Thirty-four days of going backwards: Bridging the urban-rural food divide

Creating meaningful connections between producers and consumers is not just an exercise in goodwill; it’s essential to gaining public support and securing the sustainability of our food systems, writes Rachel Martin
Thirty-four days of going backwards: Bridging the urban-rural food divide

British adventurer Olly Hicks said that success in his missions boils down to a trifecta: 30% rower, 30% weather, and 30% luck. He declined to account for the final 10%, but I like to think it’s a stroke of madness — the same stroke that perhaps led him to study agriculture at college. Picture: Oxford Farming Conference

It was nearing the end of the Oxford Farming Conference when I heard ocean-rowing adventurer Olly Hicks explain that success in his missions boils down to a trifecta: 30% rower, 30% weather, and 30% luck. He declined to account for the final 10%, but I like to think it’s a stroke of madness — the same stroke that perhaps led him to study agriculture at college.

Farmers are used to navigating storms of a different kind whether it be policy, weather, disease, volatile markets — the equation feels similarly precarious.

Yet, unlike Hicks, I’ve yet to meet any with billionaire backers waiting in the wings for rescue missions. When calamity strikes, they’re left to fend for themselves, battling weather, market forces, and the widening disconnect between those who produce food and those who consume it.

Take, for instance, Dominic Watters’ description of the urban estate where he lives as a “food desert in the garden of England” where locals face a “limited menu of chicken nuggets and frozen chips”. 

Olly Hicks recounted how he spent 34 days of his 96-day solo mission sailing between Tasmania and New Zealand going backwards. Picture: Chris Radburn — WPA Pool/Getty Images
Olly Hicks recounted how he spent 34 days of his 96-day solo mission sailing between Tasmania and New Zealand going backwards. Picture: Chris Radburn — WPA Pool/Getty Images

Watters wants to foster better direct connections between urban residents and food producers, believing this could open up routes to better, fresher, and more nutritious foods for those around him.

“We always talk about the positives of food security, but as we experience it, it’s food insecurity. That isn’t really spoken about,” he told delegates.

For him, equality in the food chain is about sharing experiences from all perspectives.

“I’m not suggesting my knowledge is more important than theirs — but we are all equal, and that approach will go some way,” he said.
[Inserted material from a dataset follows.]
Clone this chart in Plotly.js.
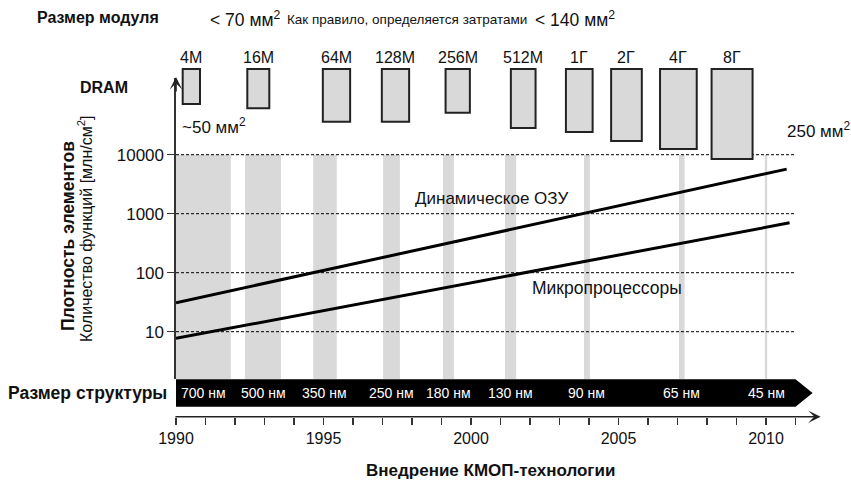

It’s a perspective rarely voiced in agri-food circles. Discussions around food security are typically one-directional, seldom involving deprived urban corners of the UK or Ireland, and even less often suggesting that urbanites want closer ties to farming.

But as fellow speaker Nick Saltmarsh, co-founder of Hodmedod Ltd — a company championing British-grown pulses, grains, and seeds — highlighted, better connections between farmers and consumers benefit everyone along the chain.

He explained:

Even where that direct physical connection is impossible, just providing more communication, more clarity about the provenance of food — what we are eating, who is growing it, where it is produced — is a big step towards connecting the people who eat food and the people who produce it. 

The power of these connections lies not just in information-sharing but in fostering empathy and mutual respect.

There are many approaches, but as one advocate put it, the key is to “just start.” Start the conversations. Start bridging the gap.

Moving forward together 

The common theme on the final day was that urban dwellers want a food system where they don’t just consume but engage with the processes behind where their food comes from — where transparency about food’s provenance becomes the norm, and it’s hard to see how that doesn’t benefit local producers too.

In one story, Hicks recounted how he spent 34 days of his 96-day solo mission sailing between Tasmania and New Zealand going backwards. The endeavour, an attempt to be the first person to sail solo around the world, looked destined to fail before it had truly begun, but just as he felt bound for failure, the tide shifted, and he began to make progress.

Ultimately, Hicks did not complete his circumnavigation but went on to achieve a different win, becoming the first person to row from Tasmania to New Zealand.

Similarly, farmers often find themselves struggling against the tide for weeks or months, whether in public relations or broader challenges. But creating meaningful connections between producers and consumers is not just an exercise in goodwill; it’s essential to gaining public support and securing the sustainability of our food systems.